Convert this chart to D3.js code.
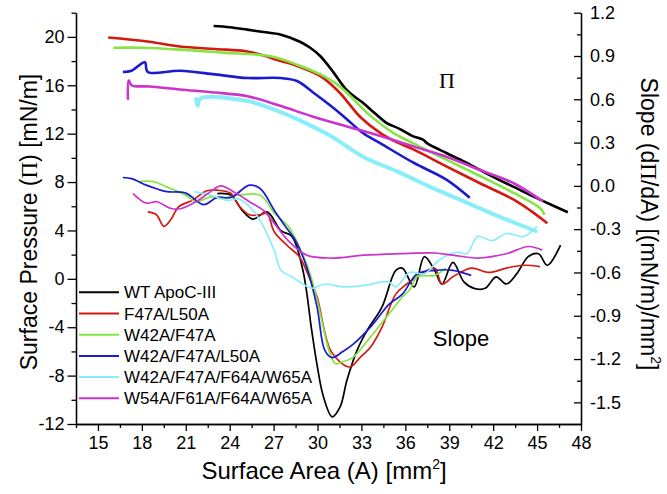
<!DOCTYPE html>
<html>
<head>
<meta charset="utf-8">
<script src="https://cdn.jsdelivr.net/npm/d3@7"></script>
<style>
  body { margin: 0; background: #fff; }
  text { font-family: "Liberation Sans", Arial, sans-serif; fill: #000; }
</style>
</head>
<body>
<svg id="chart" width="667" height="494"></svg>
<script>
// surface pressure isotherms [area, pressure]
const wtPressure = [[22.9,20.9],[24,20.8],[25.2,20.6],[26.3,20.4],[27.45,20.2],[28.2,19.9],[28.8,19.6],[29.5,19.1],[30.2,18.4],[31.1,17.05],[32,15.6],[33.1,14.55],[34,13.6],[34.7,12.9],[35.6,12.4],[36.5,11.8],[37.2,11.5],[37.5,11.2],[38.8,10.4],[40,9.7],[41.1,9],[42.2,8.3],[43.4,7.6],[44.5,6.95],[45.65,6.3],[47.1,5.5]];
const redPressure = [[15.7,19.95],[17,19.8],[18.5,19.6],[20.6,19.2],[23,19],[25.2,18.8],[26.5,18.4],[27.2,18.1],[28.6,17.6],[30.2,16.75],[31.5,15.4],[32.2,14.4],[32.9,13.4],[34.3,12.05],[35.4,11.3],[36.55,10.7],[38.8,9.3],[41.1,7.9],[43.4,6.55],[44.6,5.6],[45.7,4.6]];
const greenPressure = [[16.05,19.1],[18,19.1],[20.6,18.95],[23.5,18.7],[26.8,18.4],[28.6,17.7],[30.2,16.9],[31.2,16.2],[32,15.4],[33.4,13.7],[35.2,12.05],[36.55,11.2],[38.8,9.85],[41.1,8.5],[43.4,7.1],[45.2,5.85],[45.5,5.3]];
const bluePressure = [[16.7,17.1],[17.3,17.2],[18.2,17.9],[18.4,17.1],[20.6,17.2],[23,16.9],[25.2,16.6],[27.45,16.6],[28.6,16.35],[29.7,15.4],[30.9,14.3],[32,13.2],[33.1,12.05],[34.3,11.2],[36.55,9.6],[38.8,8.2],[40.4,6.7]];
const cyanPressure = [[21.7,15],[21.8,14.3],[22,14.9],[25.2,14.7],[27,14],[28.6,13.2],[30.9,11.8],[33.1,10.1],[35.4,8.9],[37.7,7.6],[40,6.4],[42.5,5.1],[45,3.9]];
const magentaPressure = [[17.05,14.8],[17.1,16.4],[17.3,16],[18.5,15.9],[20.6,15.65],[23,15.4],[25.2,15.1],[27.45,14.3],[29.7,13.4],[32,12.6],[34.3,11.8],[36.55,10.95],[38.8,10.1],[41.1,9],[43.4,7.9],[45.4,6.4]];

// slope curves dPi/dA [area, slope]
const wtSlope = [[23.15,-0.053],[24.1,-0.065],[24.85,-0.17],[25.6,-0.23],[26.55,-0.18],[27.5,-0.31],[28.25,-0.35],[29,-0.585],[29.6,-1.0],[29.95,-1.23],[30.4,-1.46],[31,-1.6],[31.55,-1.53],[32,-1.35],[32.7,-1.14],[33.4,-1.0],[34.4,-0.84],[35.35,-0.585],[35.8,-0.57],[36.6,-0.7],[37.3,-0.49],[38,-0.585],[38.5,-0.68],[39.25,-0.53],[40,-0.665],[40.7,-0.71],[41.45,-0.71],[42.2,-0.63],[42.9,-0.68],[43.6,-0.61],[44.4,-0.49],[45.1,-0.47],[45.7,-0.55],[46.6,-0.41]];
const redSlope = [[18.4,-0.18],[19,-0.2],[19.5,-0.28],[20,-0.23],[20.5,-0.145],[21.45,-0.1],[22.4,-0.035],[23.15,-0.03],[24.1,-0.053],[24.6,-0.134],[25.35,-0.2],[26.1,-0.2],[26.55,-0.19],[27.05,-0.32],[28,-0.42],[28.75,-0.49],[29.5,-0.65],[29.97,-0.77],[30.95,-1.15],[32.2,-1.255],[32.9,-1.19],[33.6,-1.12],[34.4,-0.98],[35.35,-0.75],[36.1,-0.68],[36.8,-0.63],[38,-0.57],[38.5,-0.68],[39.25,-0.63],[40.5,-0.57],[41.7,-0.6],[42.9,-0.57],[44.1,-0.55],[45.2,-0.56]];
const greenSlope = [[17.8,0.03],[18.8,0.03],[19.7,-0.007],[21,-0.065],[21.7,-0.11],[22.7,-0.076],[23.4,-0.087],[24.6,-0.065],[26.1,-0.065],[27.05,-0.19],[28,-0.28],[28.75,-0.42],[29.5,-0.61],[29.97,-0.79],[31.2,-1.23],[31.7,-1.22],[32.4,-1.19],[33.6,-1.05],[34.9,-0.885],[35.8,-0.77],[36.3,-0.72],[36.8,-0.63],[38,-0.62],[38.75,-0.57]];
const blueSlope = [[16.7,0.058],[17.3,0.05],[18.3,0.005],[19,-0.02],[19.7,-0.04],[21,-0.05],[22.2,-0.13],[23.15,-0.08],[24.1,-0.08],[25.35,0.005],[26.1,-0.02],[27.05,-0.17],[27.8,-0.28],[28.5,-0.38],[29.25,-0.56],[29.97,-0.84],[30.5,-1.14],[31,-1.19],[31.7,-1.15],[32.4,-1.1],[33.6,-0.98],[34.9,-0.82],[35.8,-0.75],[36.8,-0.61],[38,-0.585],[39.25,-0.585],[40.5,-0.62]];
const cyanSlope = [[21.6,-0.04],[22.7,-0.065],[23.9,-0.1],[24.6,-0.09],[25.6,-0.17],[26.3,-0.28],[27.05,-0.45],[27.5,-0.585],[28.25,-0.63],[29,-0.68],[29.6,-0.71],[30.5,-0.68],[31.7,-0.7],[33.15,-0.69],[34.85,-0.665],[35.35,-0.7],[36.3,-0.6],[37.3,-0.61],[38.3,-0.515],[39.5,-0.46],[40.2,-0.47],[40.95,-0.35],[41.9,-0.38],[42.9,-0.33],[44.1,-0.35],[45,-0.28]];
const magentaSlope = [[17.4,-0.053],[18.3,-0.12],[19,-0.11],[20,-0.157],[20.7,-0.157],[21.7,-0.11],[22.7,-0.04],[23.4,0],[24.4,-0.05],[25.35,-0.11],[26.3,-0.17],[27.05,-0.26],[28,-0.38],[29.25,-0.48],[30.95,-0.5],[33.15,-0.48],[35.6,-0.47],[38,-0.465],[39.25,-0.48],[40.95,-0.5],[42.9,-0.47],[44.4,-0.42],[45.35,-0.445]];

const seriesNames = ["WT ApoC-III", "F47A/L50A", "W42A/F47A", "W42A/F47A/L50A", "W42A/F47A/F64A/W65A", "W54A/F61A/F64A/W65A"];
const seriesColors = ["#000000", "#d41a10", "#86e444", "#1a1ad0", "#8aeefa", "#cc33cc"];
const pressureData = [wtPressure, redPressure, greenPressure, bluePressure, cyanPressure, magentaPressure];
const slopeData = [wtSlope, redSlope, greenSlope, blueSlope, cyanSlope, magentaSlope];

const xTicks = [15, 18, 21, 24, 27, 30, 33, 36, 39, 42, 45, 48];
const leftTicks = [-12, -8, -4, 0, 4, 8, 12, 16, 20];
const rightTicks = [-1.5, -1.2, -0.9, -0.6, -0.3, 0.0, 0.3, 0.6, 0.9, 1.2];

const svg = d3.select("#chart");
const plotL = 76, plotR = 581, plotT = 12.7, plotB = 424;

const x = d3.scaleLinear().domain([13.5, 48]).range([plotL, plotR]);
const yL = d3.scaleLinear().domain([-12, 22]).range([plotB, plotT]);
const yR = d3.scaleLinear().domain([-1.65, 1.2]).range([plotB, plotT]);

const xMinor = xTicks.map(d => d - 1.5);
const leftMinor = leftTicks.map(d => d + 2);
const rightMinor = rightTicks.map(d => d - 0.15).filter(d => d > -1.65);

function styleAxis(g) {
  g.selectAll("path.domain").attr("stroke", "#000").attr("stroke-width", 1.3);
  g.selectAll(".tick line").attr("stroke", "#000").attr("stroke-width", 1.3);
  g.selectAll(".tick text").style("font-family", "'Liberation Sans', Arial, sans-serif").attr("font-size", 18).attr("fill", "#000");
}

// curves
const line = (ys) => d3.line().x(d => x(d[0])).y(d => ys(d[1])).curve(d3.curveCatmullRom.alpha(0.5));

pressureData.forEach((s, i) => {
  svg.append("path").datum(s)
    .attr("fill", "none")
    .attr("stroke", seriesColors[i])
    .attr("stroke-width", i === 4 ? 4 : 2.6)
    .attr("stroke-linejoin", "round")
    .attr("d", line(yL));
});
slopeData.forEach((s, i) => {
  svg.append("path").datum(s)
    .attr("fill", "none")
    .attr("stroke", seriesColors[i])
    .attr("stroke-width", 1.7)
    .attr("d", line(yR));
});

// axes
const gx = svg.append("g").attr("transform", `translate(0,${plotB})`)
  .call(d3.axisBottom(x).tickValues(xTicks).tickSize(7).tickSizeOuter(0).tickPadding(5).tickFormat(d => d));
svg.append("g").attr("transform", `translate(0,${plotB})`)
  .call(d3.axisBottom(x).tickValues(xMinor).tickSize(4).tickSizeOuter(0).tickFormat(""))
  .call(styleAxis);
styleAxis(gx);

const gl = svg.append("g").attr("transform", `translate(${plotL},0)`)
  .call(d3.axisLeft(yL).tickValues(leftTicks).tickSize(8.5).tickSizeOuter(0).tickPadding(3).tickFormat(d => d));
svg.append("g").attr("transform", `translate(${plotL},0)`)
  .call(d3.axisLeft(yL).tickValues(leftMinor).tickSize(4.5).tickSizeOuter(0).tickFormat(""))
  .call(styleAxis);
styleAxis(gl);

const gr = svg.append("g").attr("transform", `translate(${plotR},0)`)
  .call(d3.axisRight(yR).tickValues(rightTicks).tickSizeInner(-7).tickSizeOuter(0).tickPadding(9).tickFormat(d => d.toFixed(1)));
svg.append("g").attr("transform", `translate(${plotR},0)`)
  .call(d3.axisRight(yR).tickValues(rightMinor).tickSizeInner(-4).tickSizeOuter(0).tickFormat(""))
  .call(styleAxis);
styleAxis(gr);

// titles
const xt = svg.append("text").attr("x", 324).attr("y", 479)
  .attr("text-anchor", "middle").attr("font-size", 24);
xt.append("tspan").text("Surface Area (A) [mm");
xt.append("tspan").attr("font-size", 14).attr("dy", -10).text("2");
xt.append("tspan").attr("dy", 10).text("]");

const yt = svg.append("text").attr("transform", "translate(37,222) rotate(-90)")
  .attr("text-anchor", "middle").attr("font-size", 23);
yt.append("tspan").text("Surface Pressure (");
yt.append("tspan").style("font-family", "'Liberation Serif', 'DejaVu Serif', serif").text("\u03A0");
yt.append("tspan").text(") [mN/m]");

const rt = svg.append("text").attr("transform", "translate(641,224) rotate(90)")
  .attr("text-anchor", "middle").attr("font-size", 23);
rt.append("tspan").text("Slope (d");
rt.append("tspan").style("font-family", "'Liberation Serif', 'DejaVu Serif', serif").text("\u03A0");
rt.append("tspan").text("/dA) [(mN/m)/mm");
rt.append("tspan").attr("font-size", 14).attr("dy", -10).text("2");
rt.append("tspan").attr("dy", 10).text("]");

// annotations
svg.append("text").attr("x", 447).attr("y", 88).attr("text-anchor", "middle")
  .attr("font-size", 22).style("font-family", "'Liberation Serif', 'DejaVu Serif', serif").text("\u03A0");
svg.append("text").attr("x", 461).attr("y", 346).attr("text-anchor", "middle")
  .attr("font-size", 22).text("Slope");

// legend
seriesNames.forEach((name, i) => {
  const ly = 292.3 + i * 21.2;
  svg.append("line").attr("x1", 79).attr("x2", 119).attr("y1", ly).attr("y2", ly)
    .attr("stroke", seriesColors[i]).attr("stroke-width", 2);
  svg.append("text").attr("x", 124).attr("y", ly).attr("dy", "0.36em")
    .attr("font-size", 17).text(name);
});
</script>
</body>
</html>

* **What the task asks**
In the material above, find each line that contains the word "chart", and select it.

* **Task answer**
Convert this chart to D3.js code.
<svg id="chart" width="667" height="494"></svg>
const svg = d3.select("#chart");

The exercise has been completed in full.